I've often wondered why Christ chose to appear to women first after His resurrection. Was there something special about the women? Was there something symbolic about it?
This Easter I poured over all the scriptures in the Gospels that talked about the resurrection. As I was reading I realized something I hadn't thought of before-- that the reason these women were privileged to be the first witnesses of Christ's resurrection was because they never left him. Christ's women followers were some of the few disciples who didn't leave Christ during His great trial and they were with Him at the cross when some of his other disciples had betrayed or deserted Him. Even after Christ's dead body was brought down from the cross and laid in the tomb they never left him. Mary Magdalene and the "other" Mary actually sat guard in front of Christ's tomb for as long as they could without breaking the sabbath (Matt 27: 60-61). It was only later that the Pharisees asked to have a Roman solider placed outside and the tomb sealed with a large stone so that Christ's disciples wouldn't try to steal His body (Matt. 27: 62-66).
Not only did these women never desert their Savior but they never stopped serving Him, even in death. The scriptures tell us that on the morning after the Sabbath, as early as they could possibly have come with out breaking the sabbath, Mary Magdalene, Mary the mother of James the lesser and Joses (also called "the other Mary"), Joanna, Salome the wife of Zebedee and the mother of the apostles James and John, and "other women" who followed Jesus out of Galilee came with spices to anoint and prepare Christ's body for burial. This task of anointing the body was just another of the "woman's tasks" like cooking, cleaning, washing, and sewing, that these women were accustomed to doing, and which I imagine they had done for Jesus many times during His ministry. I think it is significant that because these women were doing a "woman's task", taking care of Jesus' s physical needs, that they got one of the greatest privileges and blessings of all of Christ's disciples-- to be the first witnesses of His resurrection. I think that this shows that Christ acknowledged the faithful and loving service that these women had given him throughout His mortal life, and realized that what women do to sustain and provide physical life is important and valued in the eyes of God. He knew that their willingness to take care of his His physical body, even after He was dead, was a sign of their great love and devotion and so he blessed and rewarded them for it.

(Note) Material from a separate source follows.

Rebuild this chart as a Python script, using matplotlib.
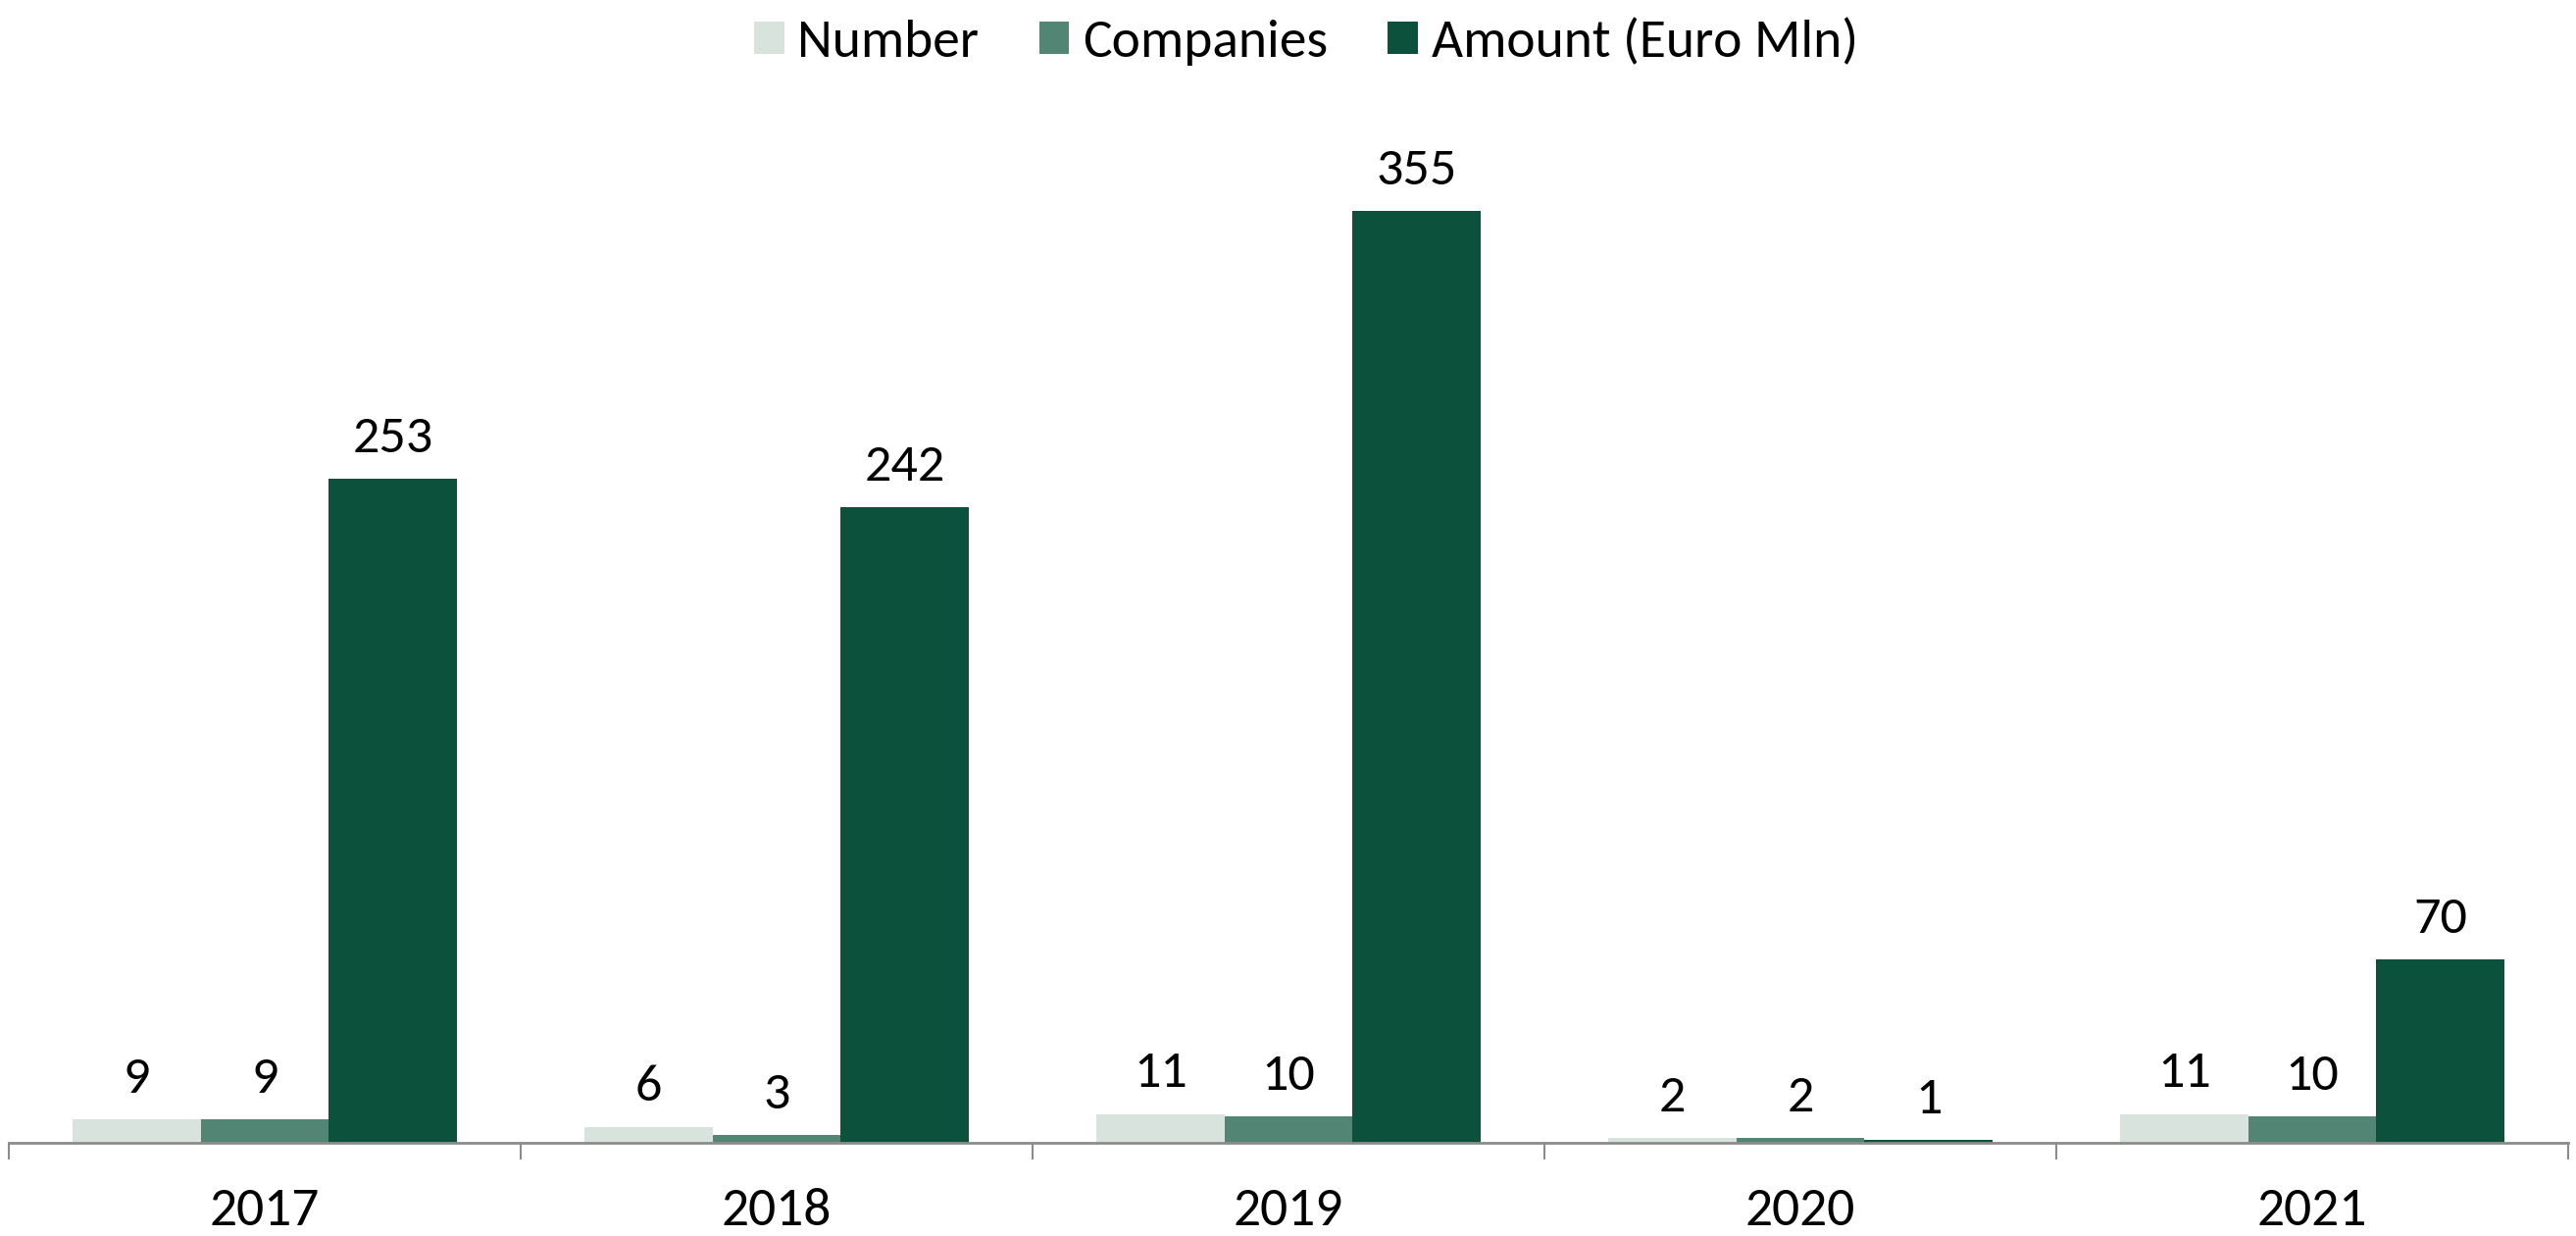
import numpy as np
import matplotlib.pyplot as plt

years = ["2017", "2018", "2019", "2020", "2021"]
number = [9, 6, 11, 2, 11]
companies = [9, 3, 10, 2, 10]
amount = [253, 242, 355, 1, 70]

series_names = ["Number", "Companies", "Amount (Euro Mln)"]
colors = ["#D9E3DE", "#538574", "#0B513C"]

plt.rcParams['font.family'] = ['Carlito', 'Liberation Sans Narrow', 'Lato', 'DejaVu Sans']

fig = plt.figure(figsize=(26.27, 12.6), dpi=100)
ax = fig.add_axes([0.0034, 0.0754, 0.9936, 0.8286])

x = np.arange(len(years))
w = 0.25
for i, (vals, name, col) in enumerate(zip([number, companies, amount], series_names, colors)):
    pos = x + (i - 1) * w
    bars = ax.bar(pos, vals, width=w, color=col, label=name, zorder=2)
    for b, v in zip(bars, vals):
        ax.annotate(str(v), (b.get_x() + b.get_width() / 2, b.get_height()),
                    xytext=(0, 13), textcoords="offset points",
                    ha="center", va="bottom", fontsize=39)

ax.set_xlim(-0.5, len(years) - 0.5)
ax.set_ylim(0, 390)

for s in ["top", "right", "left"]:
    ax.spines[s].set_visible(False)
ax.spines["bottom"].set_color("#8c8c8c")
ax.spines["bottom"].set_linewidth(2)
ax.set_yticks([])

ax.set_xticks(x)
ax.set_xticklabels(years, fontsize=40)
ax.tick_params(axis="x", which="major", length=0, pad=33)
ax.set_xticks(np.arange(len(years) + 1) - 0.5, minor=True)
ax.tick_params(axis="x", which="minor", length=12, width=1.5, color="#8c8c8c", direction="out")

fig.legend(loc="upper center", bbox_to_anchor=(0.507, 1.025), ncol=3, frameon=False,
           fontsize=40, handlelength=0.55, handleheight=0.55, handletextpad=0.25,
           columnspacing=1.1)

fig.savefig("out.png", dpi=100, facecolor="white")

Another significant thing about these women was that they were the first to touch the nail prints in Christ's feet and to physically know that He was indeed resurrected. In Mark 16:6-7 we read that when these women got to the tomb they found the stone rolled away and a young man, an angel sitting inside, who told them,
"Ye seek Jesus of Nazareth, which was crucified: he is risen; he is not here: behold the place where they laid him. But go your way, tell his disciples and Peter that he goeth before you into Galilee: there shall ye see him as he said unto you." (Mark 16:6-7).On hearing these words they immediately ran from the tomb to tell the disciples, and as they were going they were stopped on their way by the resurrected Jesus. They fell at His feet, and worshiped Him, knowing that He was indeed their Lord. He bade them to
"Be not afraid: go tell my brethren that they go into Galilee, and there shall they see me." (Matt. 28:9-10).From that moment on, even when others (like some of the apostles) questioned their testimonies, they never doubted what they had seen and felt but bore continuous witness that they had seen the empty tomb, that they had seen an angel and they had touched and seen the Resurrected Savior. I believe this is why these women were among the most privileged of all Christ's disciples because even if the face of hardship their testimonies of Him never faltered, they never stopped bearing witness of His divinity, and they never deserted the Savior.